Not many people showed up that last weekend–lives were already disrupted, classes were going online, so much else to do. Just five objects in the annealer from Saturday and Sunday combined, three of them mine.
I removed each piece carefully, reverently. Knowing they were almost certainly the last to be made until Fall . . . hoping everything would be okay by Fall . . . knowing I might not be able to make it back in Fall.
I looked at my pieces: three more tests; I’d never blown with color before. The alchemy of that. The way color changes from moment to moment. The mystery of how it will alter as it cools. The magic of seeing it for the first time, up close. Holding it to the light. Feeling the satiny surface, the weight in your hands, without gloves.
I was thrilled and sad, bundling the pieces into my backpack. We’d be working from home, somehow, for the rest of the semester. There was newspaper for wrapping things but I left it there. Students would be coming all day, grabbing things in a hurry. They’d need it.
The green piece hit the floor, in slow motion of course (as these things always go). I knew enough to not grab at a fast dropping glass thing. I knew it was pretty thick. For a moment thought it might bear the fall. I heard it clunk and clunk and spin before it clattered and cracked.
That’s glass.
You make another one.
It was never going to be the last one.
And here’s another thing about glass. You don’t stop learning it when you aren’t making it.
Weirdly, maybe perversely, the idea of learning glassblowing without a hotshop has me wildly excited about what that can mean. Not just reading more and watching more videos . . . I’d do that anyway. No, there’s something about being kept from this thing that makes it compelling in a new way. The impossibility is like a dare I can’t resist.
And all of this has me thinking about the art school where I work, and the whole question of how our precious maker-based education can happen in an emergency-online format. It’s a reasonable question. A desperately important one for all of us who teach and study there. And it’s my job to help answer it. Fast.

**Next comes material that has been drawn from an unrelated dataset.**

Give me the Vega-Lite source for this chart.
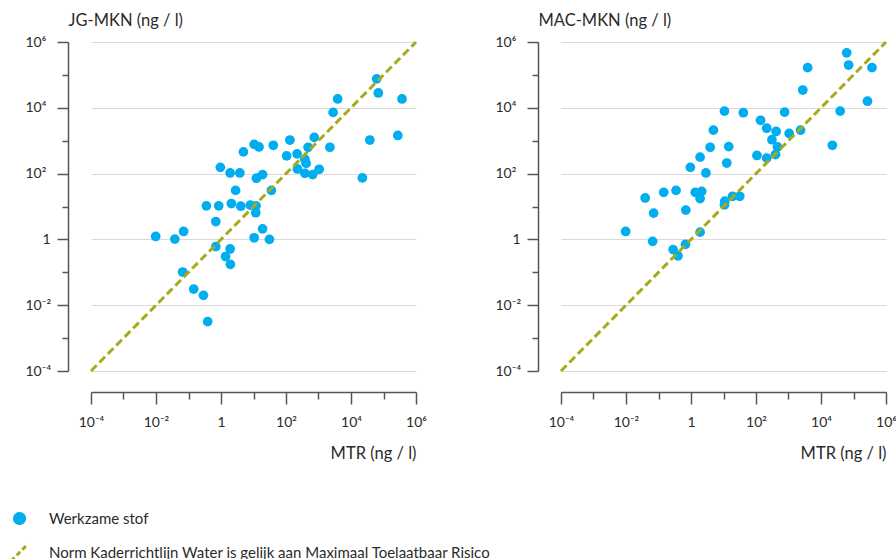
{
  "$schema": "https://vega.github.io/schema/vega-lite/v6.json",
  "padding": {"left": 12, "top": 12, "right": 0, "bottom": 0},
  "config": {
    "view": {"stroke": null},
    "font": "Lato, Noto Sans, sans-serif",
    "axis": {
      "labelFont": "Lato, Noto Sans, sans-serif",
      "labelFontSize": 14,
      "labelColor": "#2b2b2b",
      "titleFont": "Lato, Noto Sans, sans-serif",
      "titleFontSize": 16.5,
      "titleFontWeight": "normal",
      "titleColor": "#2b2b2b",
      "domainColor": "#555555",
      "domainWidth": 1.5,
      "tickColor": "#555555",
      "tickWidth": 1.5,
      "gridColor": "#d9d9d9",
      "gridWidth": 1.2
    },
    "legend": {
      "labelFont": "Lato, Noto Sans, sans-serif",
      "labelFontSize": 15,
      "labelColor": "#2b2b2b",
      "labelLimit": 0
    }
  },
  "datasets": {
    "jg": [
      {"mtr": 61700, "mkn": 75900, "series": "Werkzame stof"},
      {"mtr": 69200, "mkn": 28200, "series": "Werkzame stof"},
      {"mtr": 3890, "mkn": 18600, "series": "Werkzame stof"},
      {"mtr": 371500, "mkn": 18600, "series": "Werkzame stof"},
      {"mtr": 2820, "mkn": 7240, "series": "Werkzame stof"},
      {"mtr": 275400, "mkn": 1445, "series": "Werkzame stof"},
      {"mtr": 38000, "mkn": 1047, "series": "Werkzame stof"},
      {"mtr": 131.8, "mkn": 1047, "series": "Werkzame stof"},
      {"mtr": 741, "mkn": 1259, "series": "Werkzame stof"},
      {"mtr": 2239, "mkn": 631, "series": "Werkzame stof"},
      {"mtr": 10.47, "mkn": 776, "series": "Werkzame stof"},
      {"mtr": 14.79, "mkn": 646, "series": "Werkzame stof"},
      {"mtr": 40.7, "mkn": 724, "series": "Werkzame stof"},
      {"mtr": 4.9, "mkn": 457, "series": "Werkzame stof"},
      {"mtr": 479, "mkn": 631, "series": "Werkzame stof"},
      {"mtr": 104.7, "mkn": 347, "series": "Werkzame stof"},
      {"mtr": 219, "mkn": 398, "series": "Werkzame stof"},
      {"mtr": 380, "mkn": 275, "series": "Werkzame stof"},
      {"mtr": 417, "mkn": 204, "series": "Werkzame stof"},
      {"mtr": 224, "mkn": 138, "series": "Werkzame stof"},
      {"mtr": 380, "mkn": 102, "series": "Werkzame stof"},
      {"mtr": 661, "mkn": 93.3, "series": "Werkzame stof"},
      {"mtr": 1047, "mkn": 135, "series": "Werkzame stof"},
      {"mtr": 0.955, "mkn": 155, "series": "Werkzame stof"},
      {"mtr": 1.905, "mkn": 104.7, "series": "Werkzame stof"},
      {"mtr": 3.8, "mkn": 104.7, "series": "Werkzame stof"},
      {"mtr": 12.3, "mkn": 72.4, "series": "Werkzame stof"},
      {"mtr": 19.05, "mkn": 93.3, "series": "Werkzame stof"},
      {"mtr": 22390, "mkn": 74.1, "series": "Werkzame stof"},
      {"mtr": 2.82, "mkn": 30.9, "series": "Werkzame stof"},
      {"mtr": 35.5, "mkn": 30.9, "series": "Werkzame stof"},
      {"mtr": 0.355, "mkn": 10.47, "series": "Werkzame stof"},
      {"mtr": 0.851, "mkn": 10.47, "series": "Werkzame stof"},
      {"mtr": 2.09, "mkn": 12.3, "series": "Werkzame stof"},
      {"mtr": 4.07, "mkn": 10.2, "series": "Werkzame stof"},
      {"mtr": 7.94, "mkn": 11.0, "series": "Werkzame stof"},
      {"mtr": 12.0, "mkn": 10.47, "series": "Werkzame stof"},
      {"mtr": 11.75, "mkn": 6.46, "series": "Werkzame stof"},
      {"mtr": 0.692, "mkn": 3.47, "series": "Werkzame stof"},
      {"mtr": 0.00977, "mkn": 1.23, "series": "Werkzame stof"},
      {"mtr": 0.038, "mkn": 1.02, "series": "Werkzame stof"},
      {"mtr": 0.0708, "mkn": 1.74, "series": "Werkzame stof"},
      {"mtr": 19.05, "mkn": 2.09, "series": "Werkzame stof"},
      {"mtr": 10.47, "mkn": 1.12, "series": "Werkzame stof"},
      {"mtr": 30.9, "mkn": 1.0, "series": "Werkzame stof"},
      {"mtr": 0.692, "mkn": 0.603, "series": "Werkzame stof"},
      {"mtr": 1.905, "mkn": 0.513, "series": "Werkzame stof"},
      {"mtr": 1.38, "mkn": 0.302, "series": "Werkzame stof"},
      {"mtr": 1.95, "mkn": 0.174, "series": "Werkzame stof"},
      {"mtr": 0.0661, "mkn": 0.102, "series": "Werkzame stof"},
      {"mtr": 0.1445, "mkn": 0.0309, "series": "Werkzame stof"},
      {"mtr": 0.288, "mkn": 0.01995, "series": "Werkzame stof"},
      {"mtr": 0.389, "mkn": 0.00316, "series": "Werkzame stof"}
    ],
    "mac": [
      {"mtr": 61660, "mkn": 467700, "series": "Werkzame stof"},
      {"mtr": 70800, "mkn": 199500, "series": "Werkzame stof"},
      {"mtr": 371500, "mkn": 166000, "series": "Werkzame stof"},
      {"mtr": 3890, "mkn": 166000, "series": "Werkzame stof"},
      {"mtr": 2754, "mkn": 34670, "series": "Werkzame stof"},
      {"mtr": 269200, "mkn": 15850, "series": "Werkzame stof"},
      {"mtr": 38900, "mkn": 7943, "series": "Werkzame stof"},
      {"mtr": 10.7, "mkn": 7943, "series": "Werkzame stof"},
      {"mtr": 40.7, "mkn": 7080, "series": "Werkzame stof"},
      {"mtr": 759, "mkn": 7413, "series": "Werkzame stof"},
      {"mtr": 138, "mkn": 4169, "series": "Werkzame stof"},
      {"mtr": 214, "mkn": 2399, "series": "Werkzame stof"},
      {"mtr": 417, "mkn": 1905, "series": "Werkzame stof"},
      {"mtr": 1047, "mkn": 1660, "series": "Werkzame stof"},
      {"mtr": 2344, "mkn": 2089, "series": "Werkzame stof"},
      {"mtr": 4.9, "mkn": 2089, "series": "Werkzame stof"},
      {"mtr": 309, "mkn": 1072, "series": "Werkzame stof"},
      {"mtr": 457, "mkn": 646, "series": "Werkzame stof"},
      {"mtr": 398, "mkn": 380, "series": "Werkzame stof"},
      {"mtr": 214, "mkn": 295, "series": "Werkzame stof"},
      {"mtr": 107, "mkn": 355, "series": "Werkzame stof"},
      {"mtr": 22390, "mkn": 724, "series": "Werkzame stof"},
      {"mtr": 3.89, "mkn": 631, "series": "Werkzame stof"},
      {"mtr": 14.5, "mkn": 661, "series": "Werkzame stof"},
      {"mtr": 1.905, "mkn": 316, "series": "Werkzame stof"},
      {"mtr": 0.955, "mkn": 155, "series": "Werkzame stof"},
      {"mtr": 12.6, "mkn": 209, "series": "Werkzame stof"},
      {"mtr": 2.88, "mkn": 104.7, "series": "Werkzame stof"},
      {"mtr": 0.0389, "mkn": 18.2, "series": "Werkzame stof"},
      {"mtr": 0.1445, "mkn": 26.9, "series": "Werkzame stof"},
      {"mtr": 0.347, "mkn": 30.9, "series": "Werkzame stof"},
      {"mtr": 1.349, "mkn": 26.9, "series": "Werkzame stof"},
      {"mtr": 2.14, "mkn": 28.8, "series": "Werkzame stof"},
      {"mtr": 1.905, "mkn": 17.4, "series": "Werkzame stof"},
      {"mtr": 0.0708, "mkn": 6.31, "series": "Werkzame stof"},
      {"mtr": 0.692, "mkn": 7.76, "series": "Werkzame stof"},
      {"mtr": 0.00977, "mkn": 1.74, "series": "Werkzame stof"},
      {"mtr": 0.0661, "mkn": 0.871, "series": "Werkzame stof"},
      {"mtr": 0.282, "mkn": 0.49, "series": "Werkzame stof"},
      {"mtr": 0.398, "mkn": 0.316, "series": "Werkzame stof"},
      {"mtr": 0.676, "mkn": 0.708, "series": "Werkzame stof"},
      {"mtr": 1.905, "mkn": 1.66, "series": "Werkzame stof"},
      {"mtr": 10.7, "mkn": 11.2, "series": "Werkzame stof"},
      {"mtr": 11.0, "mkn": 14.5, "series": "Werkzame stof"},
      {"mtr": 19.05, "mkn": 20.4, "series": "Werkzame stof"},
      {"mtr": 31.6, "mkn": 20.4, "series": "Werkzame stof"}
    ],
    "norm": [
      {"mtr": 0.0001, "mkn": 0.0001, "series": "Norm Kaderrichtlijn Water is gelijk aan Maximaal Toelaatbaar Risico"},
      {"mtr": 1000000, "mkn": 1000000, "series": "Norm Kaderrichtlijn Water is gelijk aan Maximaal Toelaatbaar Risico"}
    ]
  },
  "resolve": {"scale": {"color": "shared"}, "legend": {"color": "shared"}},
  "spacing": 68,
  "hconcat": [
    {
      "width": 325,
      "height": 329,
      "encoding": {
        "x": {
          "field": "mtr", "type": "quantitative",
          "scale": {"type": "log", "domain": [0.0001, 1000000], "nice": false},
          "axis": {
            "values": [0.0001, 0.001, 0.01, 0.1, 1, 10, 100, 1000, 10000, 100000, 1000000],
            "labelExpr": "['10⁻⁴','','10⁻²','','1','','10²','','10⁴','','10⁶'][round(log(datum.value)/LN10)+4]",
            "offset": 21, "grid": false,
            "tickSize": {"condition": {"test": "round(log(datum.value)/LN10) % 2 != 0", "value": 7}, "value": 12},
            "labelPadding": 11, "labelFlush": false, "labelOverlap": false,
            "title": "MTR (ng / l)", "titleAnchor": "end", "titlePadding": 16
          }
        },
        "y": {
          "field": "mkn", "type": "quantitative",
          "scale": {"type": "log", "domain": [0.0001, 1000000], "nice": false},
          "axis": {
            "values": [0.0001, 0.001, 0.01, 0.1, 1, 10, 100, 1000, 10000, 100000, 1000000],
            "labelExpr": "['10⁻⁴','','10⁻²','','1','','10²','','10⁴','','10⁶'][round(log(datum.value)/LN10)+4]",
            "offset": 23, "grid": true,
            "gridOpacity": {"condition": {"test": "round(log(datum.value)/LN10) % 2 != 0", "value": 0}, "value": 1},
            "tickSize": {"condition": {"test": "round(log(datum.value)/LN10) % 2 != 0", "value": 6}, "value": 11},
            "labelAlign": "left",
            "labelPadding": {"condition": {"test": "datum.value == 1", "value": 15}, "value": 32},
            "labelBaseline": "middle", "labelFlush": false, "labelOverlap": false,
            "title": "JG-MKN (ng / l)", "titleAngle": 0, "titleX": 0, "titleY": -30,
            "titleAlign": "left", "titleBaseline": "top"
          }
        },
        "color": {
          "field": "series", "type": "nominal",
          "scale": {"domain": ["Werkzame stof", "Norm Kaderrichtlijn Water is gelijk aan Maximaal Toelaatbaar Risico"], "range": ["#00aeef", "#a8aa1c"]},
          "legend": {
            "orient": "none", "legendX": -79, "legendY": 469, "title": null, "direction": "vertical",
            "symbolSize": 100, "labelOffset": 22, "rowPadding": 8, "labelLimit": 0,
            "encode": {"symbols": {"update": {
              "shape": {"signal": "datum.value === 'Werkzame stof' ? 'circle' : 'M-1.7,1.7L1.7,-1.7'"},
              "fill": {"signal": "datum.value === 'Werkzame stof' ? '#00aeef' : 'transparent'"},
              "stroke": {"signal": "datum.value === 'Werkzame stof' ? 'transparent' : '#a8aa1c'"},
              "strokeDash": {"signal": "datum.value === 'Werkzame stof' ? [1, 0] : [5, 3]"},
              "strokeWidth": {"value": 3},
              "opacity": {"value": 1}
            }}}
          }
        }
      },
      "layer": [
        {"data": {"name": "jg"}, "mark": {"type": "circle", "size": 95, "opacity": 1}},
        {"data": {"name": "norm"}, "mark": {"type": "line", "strokeDash": [8, 4], "strokeWidth": 3}}
      ]
    },
    {
      "width": 325,
      "height": 329,
      "encoding": {
        "x": {
          "field": "mtr", "type": "quantitative",
          "scale": {"type": "log", "domain": [0.0001, 1000000], "nice": false},
          "axis": {
            "values": [0.0001, 0.001, 0.01, 0.1, 1, 10, 100, 1000, 10000, 100000, 1000000],
            "labelExpr": "['10⁻⁴','','10⁻²','','1','','10²','','10⁴','','10⁶'][round(log(datum.value)/LN10)+4]",
            "offset": 21, "grid": false,
            "tickSize": {"condition": {"test": "round(log(datum.value)/LN10) % 2 != 0", "value": 7}, "value": 12},
            "labelPadding": 11, "labelFlush": false, "labelOverlap": false,
            "title": "MTR (ng / l)", "titleAnchor": "end", "titlePadding": 16
          }
        },
        "y": {
          "field": "mkn", "type": "quantitative",
          "scale": {"type": "log", "domain": [0.0001, 1000000], "nice": false},
          "axis": {
            "values": [0.0001, 0.001, 0.01, 0.1, 1, 10, 100, 1000, 10000, 100000, 1000000],
            "labelExpr": "['10⁻⁴','','10⁻²','','1','','10²','','10⁴','','10⁶'][round(log(datum.value)/LN10)+4]",
            "offset": 23, "grid": true,
            "gridOpacity": {"condition": {"test": "round(log(datum.value)/LN10) % 2 != 0", "value": 0}, "value": 1},
            "tickSize": {"condition": {"test": "round(log(datum.value)/LN10) % 2 != 0", "value": 6}, "value": 11},
            "labelAlign": "left",
            "labelPadding": {"condition": {"test": "datum.value == 1", "value": 15}, "value": 32},
            "labelBaseline": "middle", "labelFlush": false, "labelOverlap": false,
            "title": "MAC-MKN (ng / l)", "titleAngle": 0, "titleX": 0, "titleY": -30,
            "titleAlign": "left", "titleBaseline": "top"
          }
        },
        "color": {
          "field": "series", "type": "nominal",
          "scale": {"domain": ["Werkzame stof", "Norm Kaderrichtlijn Water is gelijk aan Maximaal Toelaatbaar Risico"], "range": ["#00aeef", "#a8aa1c"]}
        }
      },
      "layer": [
        {"data": {"name": "mac"}, "mark": {"type": "circle", "size": 95, "opacity": 1}},
        {"data": {"name": "norm"}, "mark": {"type": "line", "strokeDash": [8, 4], "strokeWidth": 3}}
      ]
    }
  ]
}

But I feel certain Freire would also challenge us to notice what this disruption is bringing to the fore–such as a reframed dialogue about what is essential about our work in each class . . . what is our praxis of making and to what extent have we been true to that? In our rush to reconvene online, stripping away the non-essentials, focusing on a given learning outcome or product or credential, I dearly hope we are all asking ourselves what we, in this moment, can best bring to each class, each studio, each student. Because what is essential may very well be a thing that never made it to the syllabus in the first place.
As an educator who trains educators, I’m in what so many are calling triage mode: handling the practicalities of scaffolding an accessible and equitable conclusion of the academic year and its transition into an uncertain future–for my institution, for higher education worldwide, and also, I must say, for my own work within it.
But as a maker, I look at my broken glass and see ruptura.